重要なのは、経営陣がこうした活動を率先することです。年に数回、役員会議をライブ中継し、経営陣が環境対策や人材の多様性といったテーマについて時間を割いて議論を交わしている様子を社員だれもが見られるようにしています。
SDGsを標語として掲げるだけではなく、実際にどれだけの社会貢献ができたかを可視化する仕組みも導入しました。全社員に自らが取り組んだ活動を社内データベースに登録してもらい、定期的に評価を繰り返しています。
新型コロナウイルス禍で通常の社会貢献活動をすることが難しくなっていますが、例えばオンライン授業の支援などの活動を増やしています。在宅勤務時に特に力を発揮する、セールスフォースのクラウドサービスを非営利団体や教育機関に無償で提供する活動にも力を入れています。
こうした様々な仕組みがあってはじめて「社会貢献を重視する」という企業文化が社内に行き渡っているのです。

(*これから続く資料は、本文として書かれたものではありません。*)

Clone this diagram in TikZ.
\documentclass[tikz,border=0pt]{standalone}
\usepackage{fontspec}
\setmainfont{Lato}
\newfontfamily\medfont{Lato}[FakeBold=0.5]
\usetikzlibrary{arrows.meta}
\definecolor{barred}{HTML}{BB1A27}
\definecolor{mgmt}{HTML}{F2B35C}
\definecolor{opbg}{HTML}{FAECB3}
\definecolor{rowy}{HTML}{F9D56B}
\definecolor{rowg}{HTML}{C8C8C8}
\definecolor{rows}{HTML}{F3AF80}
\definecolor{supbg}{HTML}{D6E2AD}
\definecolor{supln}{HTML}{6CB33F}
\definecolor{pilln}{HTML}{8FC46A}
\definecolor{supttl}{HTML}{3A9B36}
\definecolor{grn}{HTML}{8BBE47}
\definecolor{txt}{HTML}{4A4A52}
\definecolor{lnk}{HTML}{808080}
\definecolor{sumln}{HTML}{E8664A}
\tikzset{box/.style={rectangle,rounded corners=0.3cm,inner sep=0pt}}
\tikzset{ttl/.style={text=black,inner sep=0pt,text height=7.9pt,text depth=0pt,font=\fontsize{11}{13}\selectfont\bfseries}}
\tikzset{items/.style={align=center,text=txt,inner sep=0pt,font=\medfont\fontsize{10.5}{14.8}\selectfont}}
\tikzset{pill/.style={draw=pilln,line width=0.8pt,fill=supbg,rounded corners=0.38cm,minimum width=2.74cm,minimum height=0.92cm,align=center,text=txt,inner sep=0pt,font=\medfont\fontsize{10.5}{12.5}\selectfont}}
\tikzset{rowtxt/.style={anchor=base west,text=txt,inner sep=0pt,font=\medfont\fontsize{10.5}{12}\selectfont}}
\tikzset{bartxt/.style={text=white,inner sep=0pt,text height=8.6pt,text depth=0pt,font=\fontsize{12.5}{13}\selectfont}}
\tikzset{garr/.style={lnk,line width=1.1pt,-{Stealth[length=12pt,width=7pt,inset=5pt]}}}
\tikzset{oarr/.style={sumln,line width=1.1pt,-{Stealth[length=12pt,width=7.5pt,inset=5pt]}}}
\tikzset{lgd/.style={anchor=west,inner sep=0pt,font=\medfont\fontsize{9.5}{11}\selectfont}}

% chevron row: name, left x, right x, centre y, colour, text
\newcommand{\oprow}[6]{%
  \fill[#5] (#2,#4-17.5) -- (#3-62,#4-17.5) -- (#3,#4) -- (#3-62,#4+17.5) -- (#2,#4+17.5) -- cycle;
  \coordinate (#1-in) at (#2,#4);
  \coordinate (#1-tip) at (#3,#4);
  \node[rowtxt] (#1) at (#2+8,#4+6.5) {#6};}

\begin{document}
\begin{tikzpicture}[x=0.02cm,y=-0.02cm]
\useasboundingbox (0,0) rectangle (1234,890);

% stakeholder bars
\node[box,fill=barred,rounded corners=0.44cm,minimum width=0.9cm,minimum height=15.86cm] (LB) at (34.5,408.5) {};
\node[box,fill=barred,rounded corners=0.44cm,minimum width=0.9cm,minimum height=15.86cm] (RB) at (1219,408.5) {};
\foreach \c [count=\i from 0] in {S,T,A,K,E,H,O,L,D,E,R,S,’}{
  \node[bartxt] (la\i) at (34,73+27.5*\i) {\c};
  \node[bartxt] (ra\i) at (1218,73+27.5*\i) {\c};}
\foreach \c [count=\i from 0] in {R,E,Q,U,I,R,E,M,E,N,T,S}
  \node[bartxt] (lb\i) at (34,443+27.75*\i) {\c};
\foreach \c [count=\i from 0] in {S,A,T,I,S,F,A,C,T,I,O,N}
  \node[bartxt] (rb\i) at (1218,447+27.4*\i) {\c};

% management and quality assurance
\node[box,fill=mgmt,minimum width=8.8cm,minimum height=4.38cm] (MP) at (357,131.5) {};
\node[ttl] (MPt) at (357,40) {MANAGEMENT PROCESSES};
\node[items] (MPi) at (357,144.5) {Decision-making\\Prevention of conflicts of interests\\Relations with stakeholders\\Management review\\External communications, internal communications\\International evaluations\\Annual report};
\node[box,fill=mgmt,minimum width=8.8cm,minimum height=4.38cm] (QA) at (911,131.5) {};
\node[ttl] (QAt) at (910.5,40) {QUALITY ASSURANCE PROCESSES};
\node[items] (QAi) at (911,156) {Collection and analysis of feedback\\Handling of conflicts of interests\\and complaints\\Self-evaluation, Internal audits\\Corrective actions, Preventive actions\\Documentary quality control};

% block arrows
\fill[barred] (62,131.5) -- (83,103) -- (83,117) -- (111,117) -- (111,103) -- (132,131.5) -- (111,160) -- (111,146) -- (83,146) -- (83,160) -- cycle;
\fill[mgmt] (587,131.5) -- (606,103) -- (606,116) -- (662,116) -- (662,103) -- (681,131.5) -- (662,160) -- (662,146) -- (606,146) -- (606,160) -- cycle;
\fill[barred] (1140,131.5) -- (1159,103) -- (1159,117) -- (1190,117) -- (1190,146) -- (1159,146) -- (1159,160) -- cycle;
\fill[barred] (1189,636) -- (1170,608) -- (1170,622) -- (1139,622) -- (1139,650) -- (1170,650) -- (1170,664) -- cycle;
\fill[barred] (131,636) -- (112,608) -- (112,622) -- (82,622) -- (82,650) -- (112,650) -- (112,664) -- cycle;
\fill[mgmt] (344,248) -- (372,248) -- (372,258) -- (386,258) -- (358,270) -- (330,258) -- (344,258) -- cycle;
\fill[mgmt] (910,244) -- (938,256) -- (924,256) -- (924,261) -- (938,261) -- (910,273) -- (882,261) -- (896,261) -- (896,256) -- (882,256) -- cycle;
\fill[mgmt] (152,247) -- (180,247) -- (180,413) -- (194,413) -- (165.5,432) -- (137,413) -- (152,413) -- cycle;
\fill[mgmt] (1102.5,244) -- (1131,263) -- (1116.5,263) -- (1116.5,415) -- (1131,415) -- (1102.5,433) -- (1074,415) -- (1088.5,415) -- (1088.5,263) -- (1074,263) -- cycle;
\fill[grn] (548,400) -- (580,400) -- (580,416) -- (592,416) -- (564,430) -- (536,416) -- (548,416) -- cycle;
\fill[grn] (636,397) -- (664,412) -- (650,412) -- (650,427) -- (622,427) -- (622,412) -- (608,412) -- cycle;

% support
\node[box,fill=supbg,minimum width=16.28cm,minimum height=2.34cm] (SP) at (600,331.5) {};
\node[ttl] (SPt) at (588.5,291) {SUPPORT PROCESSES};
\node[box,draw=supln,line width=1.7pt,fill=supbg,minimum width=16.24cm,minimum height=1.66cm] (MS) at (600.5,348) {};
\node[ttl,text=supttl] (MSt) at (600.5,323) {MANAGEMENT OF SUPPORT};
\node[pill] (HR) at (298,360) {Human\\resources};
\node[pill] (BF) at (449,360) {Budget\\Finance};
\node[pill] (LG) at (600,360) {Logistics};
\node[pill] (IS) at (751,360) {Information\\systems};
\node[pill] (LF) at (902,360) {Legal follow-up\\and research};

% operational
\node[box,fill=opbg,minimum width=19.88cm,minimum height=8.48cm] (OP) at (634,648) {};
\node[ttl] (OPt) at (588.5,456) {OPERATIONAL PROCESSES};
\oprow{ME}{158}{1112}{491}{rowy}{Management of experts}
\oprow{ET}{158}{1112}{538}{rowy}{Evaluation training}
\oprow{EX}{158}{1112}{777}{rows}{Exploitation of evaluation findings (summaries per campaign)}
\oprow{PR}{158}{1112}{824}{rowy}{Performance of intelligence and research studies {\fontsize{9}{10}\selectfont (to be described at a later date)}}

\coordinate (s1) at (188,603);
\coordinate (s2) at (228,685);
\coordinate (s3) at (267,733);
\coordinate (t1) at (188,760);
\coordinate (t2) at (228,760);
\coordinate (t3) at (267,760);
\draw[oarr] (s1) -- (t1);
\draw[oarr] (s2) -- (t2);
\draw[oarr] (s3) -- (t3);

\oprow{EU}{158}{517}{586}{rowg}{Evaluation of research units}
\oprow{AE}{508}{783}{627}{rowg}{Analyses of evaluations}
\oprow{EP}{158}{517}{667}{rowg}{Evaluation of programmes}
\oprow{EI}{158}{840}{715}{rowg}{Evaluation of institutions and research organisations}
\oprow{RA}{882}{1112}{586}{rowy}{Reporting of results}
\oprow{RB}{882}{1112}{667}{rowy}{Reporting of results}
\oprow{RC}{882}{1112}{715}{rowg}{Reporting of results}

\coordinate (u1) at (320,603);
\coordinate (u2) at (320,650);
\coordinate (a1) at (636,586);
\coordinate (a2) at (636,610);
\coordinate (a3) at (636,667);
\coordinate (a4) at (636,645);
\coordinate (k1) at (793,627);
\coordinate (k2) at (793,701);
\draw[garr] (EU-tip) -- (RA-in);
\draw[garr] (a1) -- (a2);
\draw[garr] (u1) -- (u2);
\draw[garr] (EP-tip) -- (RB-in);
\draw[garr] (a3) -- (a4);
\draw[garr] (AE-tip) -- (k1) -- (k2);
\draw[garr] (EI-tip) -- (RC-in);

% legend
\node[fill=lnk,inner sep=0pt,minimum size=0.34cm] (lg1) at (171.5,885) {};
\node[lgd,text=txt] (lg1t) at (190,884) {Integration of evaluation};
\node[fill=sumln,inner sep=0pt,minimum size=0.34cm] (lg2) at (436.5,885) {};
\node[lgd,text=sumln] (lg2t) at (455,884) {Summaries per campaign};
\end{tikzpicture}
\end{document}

2016年にはトップ直属のチーフ・イクオリティー(平等)・オフィサーを任命しました。人材の多様性の維持には、全社の権限を持つ1人の責任者が管理する必要がある、と考えたからです。
イノベーションを生み出すには、多様な人材が欠かせません。「平等」という環境がないと、優秀な人材は集まりません。SDGsに真摯に取り組むことが、セールスフォースの競争力に直結するのだと考えています。